** BEGIN **
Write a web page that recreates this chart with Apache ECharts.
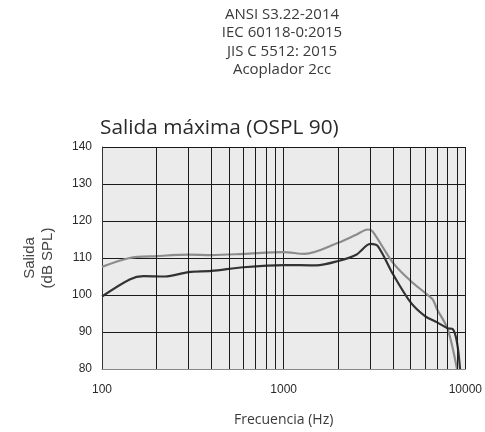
<!DOCTYPE html>
<html>
<head>
<meta charset="utf-8">
<script src="https://cdn.jsdelivr.net/npm/echarts@6/dist/echarts.min.js"></script>
<style>
  html, body { margin: 0; padding: 0; background: #fff; }
  #chart { width: 485px; height: 432px; }
</style>
</head>
<body>
<div id="chart"></div>
<script>
// curva inferior (oscura)
const darkFreq = [100, 142, 169, 222, 300, 400, 600, 1000, 1513, 2000, 2508, 3000, 3298, 4000, 5000, 6000, 7000, 8000, 8517, 9000, 9353];
const darkSpl  = [99.6, 104.2, 105.1, 105.0, 106.2, 106.5, 107.5, 108.1, 108.0, 109.2, 110.9, 113.8, 113.2, 105.6, 98.0, 94.3, 92.6, 91.0, 90.8, 87.2, 80];

// curva superior (gris)
const lightFreq = [100, 142, 200, 300, 400, 600, 1000, 1303, 2000, 2508, 2906, 3086, 4000, 5000, 6000, 6610, 7000, 8000, 9000];
const lightSpl  = [107.6, 110.0, 110.5, 110.9, 110.8, 111.1, 111.6, 111.1, 114.1, 116.3, 117.7, 117.2, 108.7, 103.8, 100.6, 98.8, 96.1, 90.8, 80];

const minorFreqs = [200, 300, 400, 500, 600, 700, 800, 900, 2000, 3000, 4000, 5000, 6000, 7000, 8000, 9000];
const headerLines = ["ANSI S3.22-2014", "IEC 60118-0:2015", "JIS C 5512: 2015", "Acoplador 2cc"];

const pairs = (xs, ys) => xs.map((x, i) => [x, ys[i]]);
const font = "'Open Sans', sans-serif";
const tickFont = "'Liberation Sans', Arial, sans-serif";

const chart = echarts.init(document.getElementById("chart"));
chart.setOption({
  animation: false,
  textStyle: { fontFamily: font },
  title: {
    text: "Salida máxima (OSPL 90)",
    left: 100,
    top: 118,
    padding: 0,
    textStyle: { fontSize: 20.8, fontWeight: "normal", color: "#2a2a2a", fontFamily: font }
  },
  graphic: [{
    type: "text",
    x: 282,
    y: 5,
    style: {
      text: headerLines.join("\n"),
      align: "center",
      verticalAlign: "top",
      fontSize: 15,
      lineHeight: 18.6,
      fill: "#3a3a3a",
      fontFamily: font
    }
  }],
  grid: {
    left: 102,
    right: 18,
    top: 147,
    bottom: 62,
    show: true,
    backgroundColor: "#ebebeb",
    borderWidth: 0
  },
  xAxis: {
    type: "log",
    logBase: 10,
    min: 100,
    max: 10000,
    name: "Frecuencia (Hz)",
    nameLocation: "middle",
    nameGap: 44,
    nameTextStyle: { fontSize: 14, color: "#3a3a3a", fontFamily: font },
    axisLine: { lineStyle: { color: "#888" } },
    axisTick: { show: false },
    axisLabel: {
      fontSize: 12,
      color: "#2a2a2a",
      margin: 15,
      fontFamily: tickFont,
      formatter: v => String(v)
    },
    splitLine: { show: true, lineStyle: { color: "#1a1a1a", width: 1 } }
  },
  yAxis: {
    type: "value",
    min: 80,
    max: 140,
    interval: 10,
    name: "Salida\n(dB SPL)",
    nameLocation: "middle",
    nameRotate: 90,
    nameGap: 45,
    nameTextStyle: { fontSize: 15, color: "#444", lineHeight: 18, fontFamily: tickFont },
    axisLine: { show: true, lineStyle: { color: "#333" } },
    axisTick: { show: false },
    axisLabel: { fontSize: 12, color: "#2a2a2a", margin: 10, fontFamily: tickFont },
    splitLine: { show: true, lineStyle: { color: "#1a1a1a", width: 1 } }
  },
  series: [
    {
      type: "line",
      data: [],
      silent: true,
      markLine: {
        silent: true,
        symbol: "none",
        label: { show: false },
        lineStyle: { color: "#1a1a1a", width: 1, type: "solid" },
        data: minorFreqs.map(f => ({ xAxis: f }))
      }
    },
    {
      type: "line",
      data: pairs(lightFreq, lightSpl),
      smooth: 0.3,
      symbol: "none",
      lineStyle: { color: "#8c8c8c", width: 2.2 }
    },
    {
      type: "line",
      data: pairs(darkFreq, darkSpl),
      smooth: 0.3,
      symbol: "none",
      lineStyle: { color: "#333", width: 2.2 }
    }
  ]
});
</script>
</body>
</html>
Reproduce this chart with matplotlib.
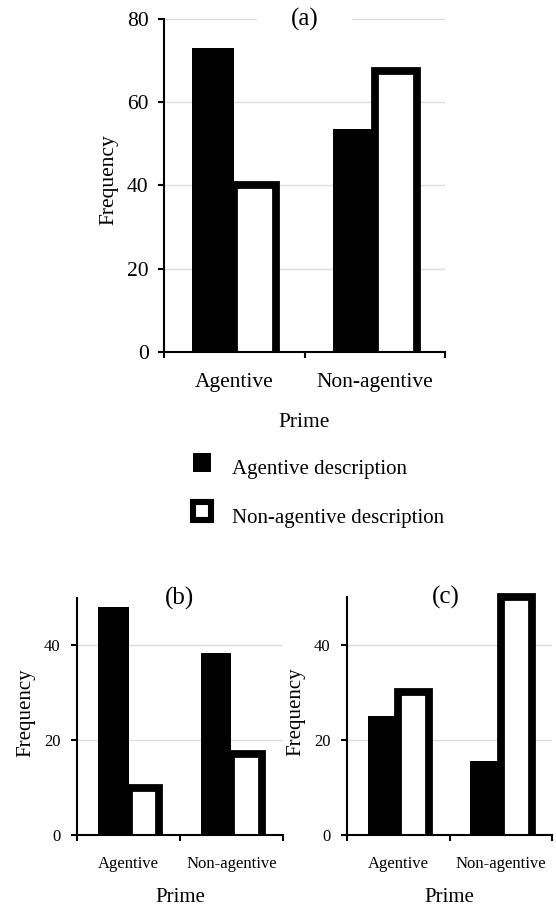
import numpy as np
import matplotlib.pyplot as plt
from matplotlib.patches import Patch, Rectangle
from matplotlib.legend_handler import HandlerPatch

plt.rcParams['font.family'] = ['Liberation Serif', 'DejaVu Serif']

# data
primes = ["Agentive", "Non-agentive"]
legend_labels = ["Agentive description", "Non-agentive description"]

a_agentive = [73, 53.5]
a_nonagentive = [40, 67.5]

b_agentive = [48, 38.5]
b_nonagentive = [10, 17]

c_agentive = [25, 15.5]
c_nonagentive = [30, 50]

W, H = 556, 907
fig = plt.figure(figsize=(W / 100, H / 100), dpi=100)


def px_axes(left, right, top_px, bottom_px, yspan, ylim_top):
    # convert pixel geometry to a figure-fraction rect; top_px is where yspan sits
    per_unit = (bottom_px - top_px) / yspan
    height = per_unit * ylim_top
    return [left / W, 1 - bottom_px / H, (right - left) / W, height / H]


def panel(ax, ag, nonag, ymax, yticks, title, title_x, title_pad, tick_fs, lab_fs,
          xpad, ypad, xlpad, ylpad, sink):
    x = np.arange(len(primes))
    ax.set_axisbelow(True)
    ax.yaxis.grid(True, color='#dcdcdc', lw=1)
    ax.bar(x - 0.15, ag, 0.3, color='black', edgecolor='black', lw=0, zorder=2)
    # start the outlined bars a bit below zero so the bottom edge hides under the axis
    ax.bar(x + 0.15, np.array(nonag) + sink, 0.3, bottom=-sink, color='white',
           edgecolor='black', lw=5.6, zorder=3)
    ax.set_xlim(-0.5, 1.5)
    ax.set_ylim(0, ymax * 1.035)
    for s in ['top', 'right']:
        ax.spines[s].set_visible(False)
    for s in ['left', 'bottom']:
        ax.spines[s].set_linewidth(1.5)
        ax.spines[s].set_zorder(4)
    ax.spines['left'].set_bounds(0, ymax)
    ax.set_yticks(yticks)
    ax.set_xticks([-0.5, 0.5, 1.5])
    ax.set_xticklabels([])
    ax.set_xticks(x, minor=True)
    ax.set_xticklabels(primes, minor=True, fontsize=tick_fs)
    ax.tick_params(axis='x', which='major', direction='out', length=4, width=1.5)
    ax.tick_params(axis='x', which='minor', length=0, pad=xpad)
    ax.tick_params(axis='y', direction='out', length=4, width=1.5, pad=ypad,
                   labelsize=tick_fs)
    ax.set_xlabel("Prime", fontsize=lab_fs, labelpad=xlpad)
    ax.set_ylabel("Frequency", fontsize=lab_fs, labelpad=ylpad)
    ax.text(title_x, ymax, title, fontsize=18, ha='center', va='center', zorder=1.5,
            bbox=dict(facecolor='white', edgecolor='none', pad=title_pad))


ax_a = fig.add_axes(px_axes(164, 445, 19, 352, 80, 80 * 1.035))
panel(ax_a, a_agentive, a_nonagentive, 80, [0, 20, 40, 60, 80], "(a)", 0.5, 24,
      15.5, 15.5, 15, 7, 15, 6, 1.3)

ax_b = fig.add_axes(px_axes(77, 283, 598, 835, 50, 50 * 1.035))
panel(ax_b, b_agentive, b_nonagentive, 50, [0, 20, 40], "(b)", 0.5, 2,
      12, 15, 15, 8, 12, 6, 1.1)

ax_c = fig.add_axes(px_axes(347, 552, 597, 835, 50, 50 * 1.035))
panel(ax_c, c_agentive, c_nonagentive, 50, [0, 20, 40], "(c)", 0.46, 2,
      12, 15, 15, 8, 12, 6, 1.1)


# legend squares sit a little above the text line, as in the reference
def raised_square(legend, orig_handle, xdescent, ydescent, width, height, fontsize):
    return Rectangle((-xdescent, -ydescent + 3.5), width, height)


handles = [Patch(facecolor='black', edgecolor='black', lw=0),
           Patch(facecolor='white', edgecolor='black', lw=4.4)]
fig.legend(handles, legend_labels, loc='upper left', frameon=False,
           bbox_to_anchor=(193 / W, 1 - 458 / H), fontsize=15,
           handlelength=0.88, handleheight=1.0, handletextpad=1.0,
           labelspacing=1.3, borderpad=0, borderaxespad=0,
           handler_map={Patch: HandlerPatch(patch_func=raised_square)})

fig.savefig("out.png", dpi=100)
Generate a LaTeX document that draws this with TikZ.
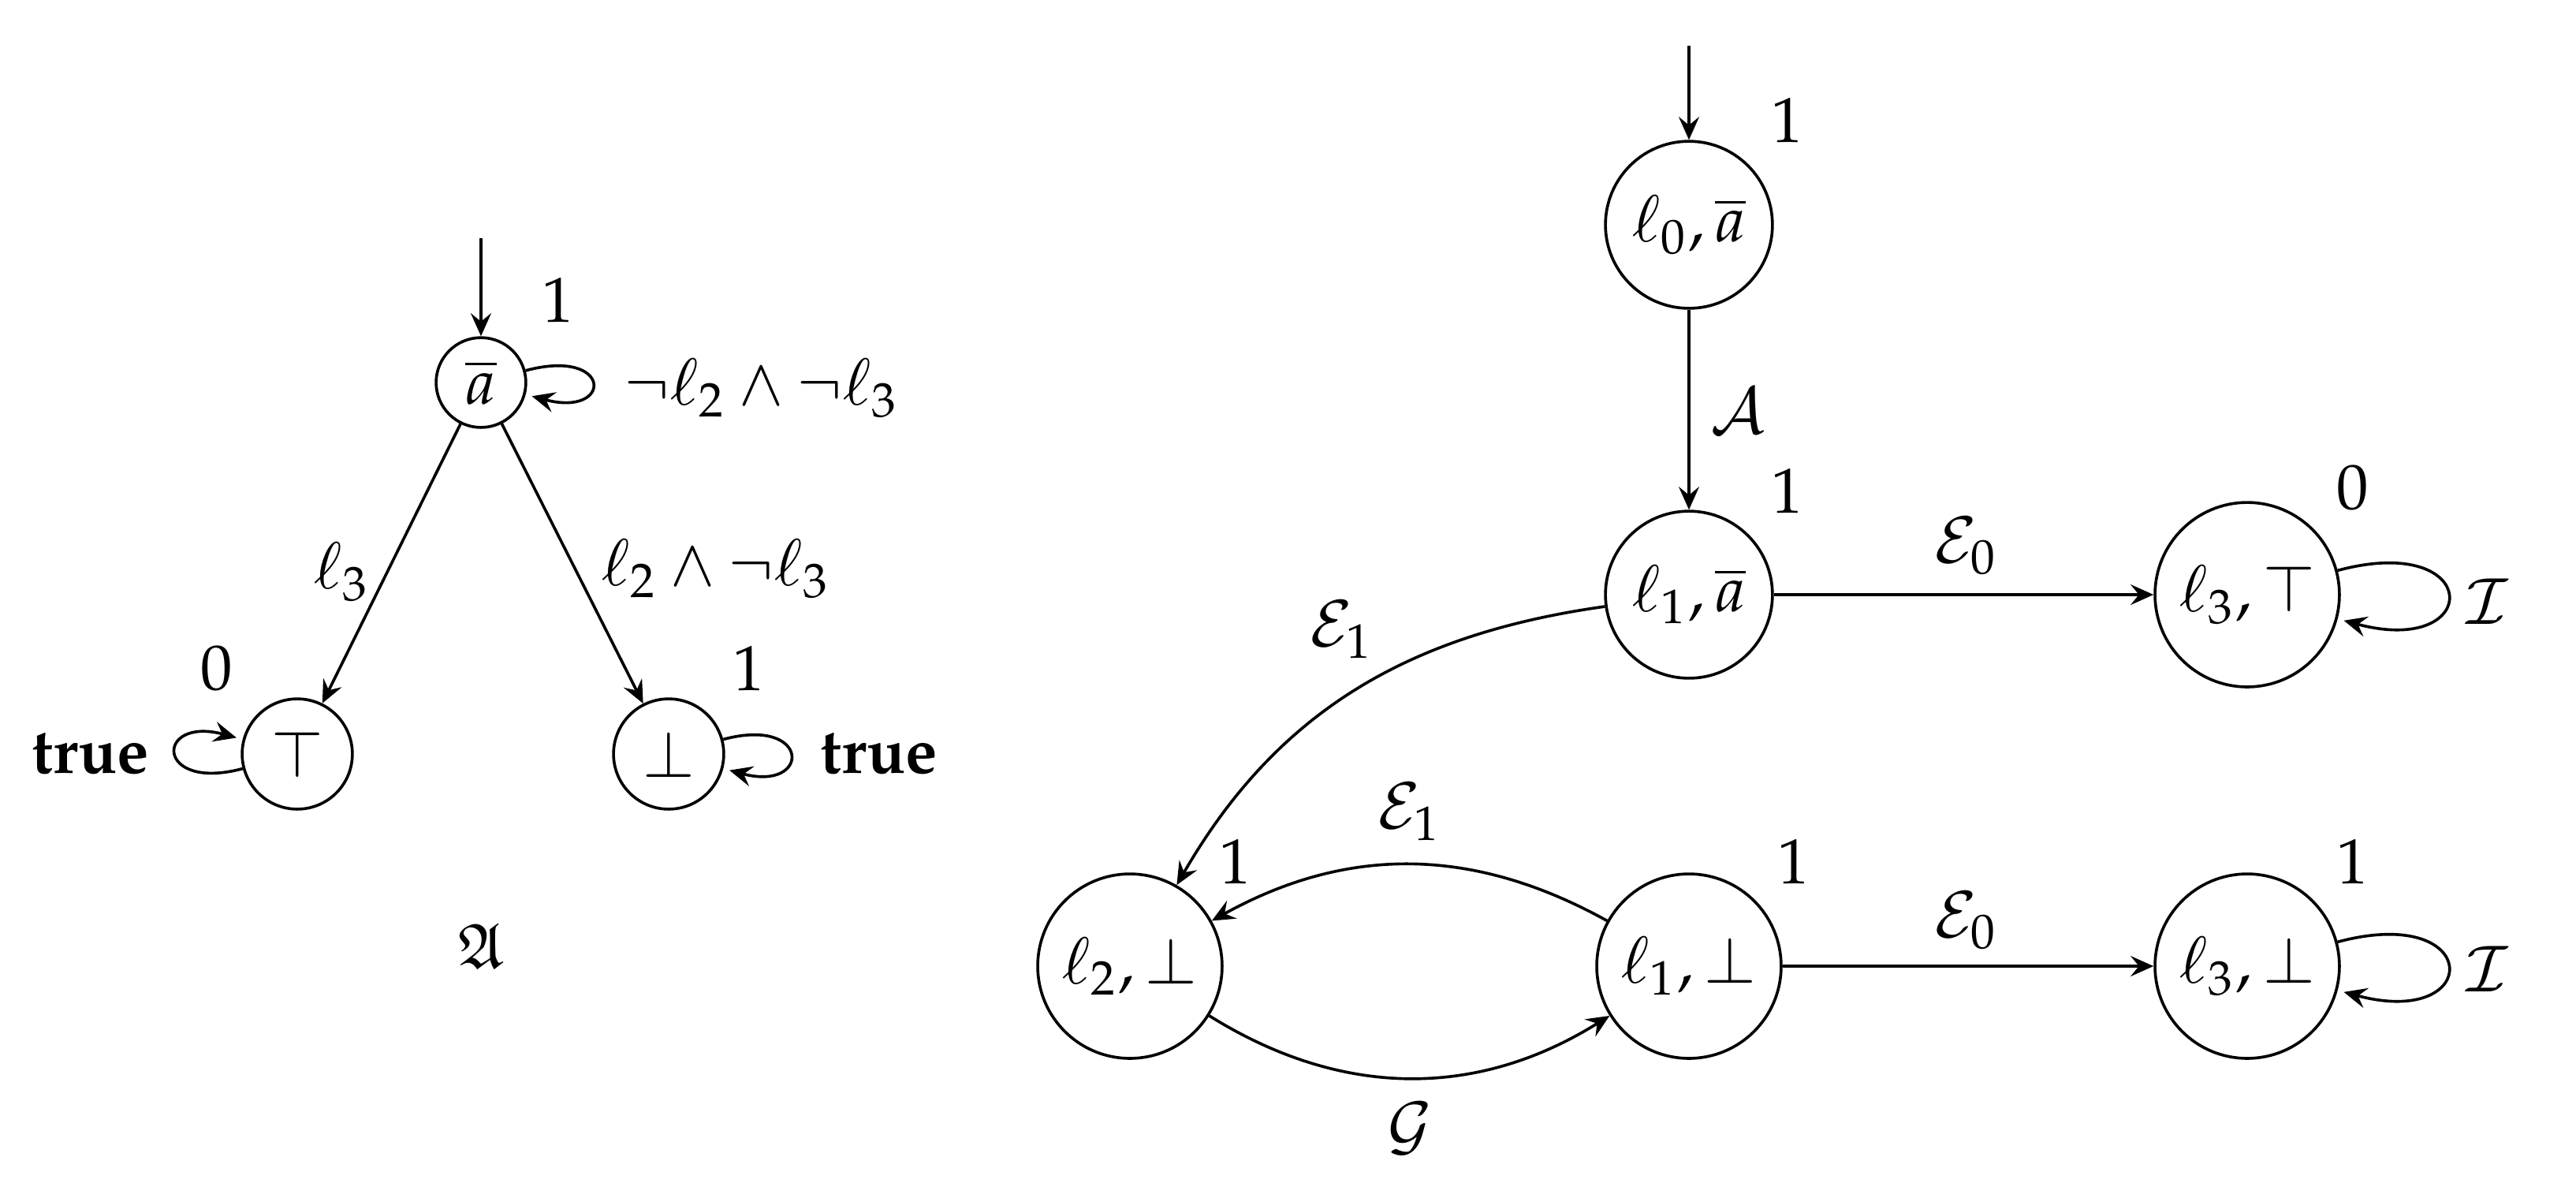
** END **
> TASK DETAILS
Word for word, repeat the lines above from the one with "Reproduce this chart with matplotlib." through the one with "return [left /", and nothing beyond them. Omit the pictures.

> OUTPUT OF THE EXERCISE
Reproduce this chart with matplotlib.
import numpy as np
import matplotlib.pyplot as plt
from matplotlib.patches import Patch, Rectangle
from matplotlib.legend_handler import HandlerPatch

plt.rcParams['font.family'] = ['Liberation Serif', 'DejaVu Serif']

# data
primes = ["Agentive", "Non-agentive"]
legend_labels = ["Agentive description", "Non-agentive description"]

a_agentive = [73, 53.5]
a_nonagentive = [40, 67.5]

b_agentive = [48, 38.5]
b_nonagentive = [10, 17]

c_agentive = [25, 15.5]
c_nonagentive = [30, 50]

W, H = 556, 907
fig = plt.figure(figsize=(W / 100, H / 100), dpi=100)


def px_axes(left, right, top_px, bottom_px, yspan, ylim_top):
    # convert pixel geometry to a figure-fraction rect; top_px is where yspan sits
    per_unit = (bottom_px - top_px) / yspan
    height = per_unit * ylim_top
    return [left / W, 1 - bottom_px / H, (right - left) / W, height / H]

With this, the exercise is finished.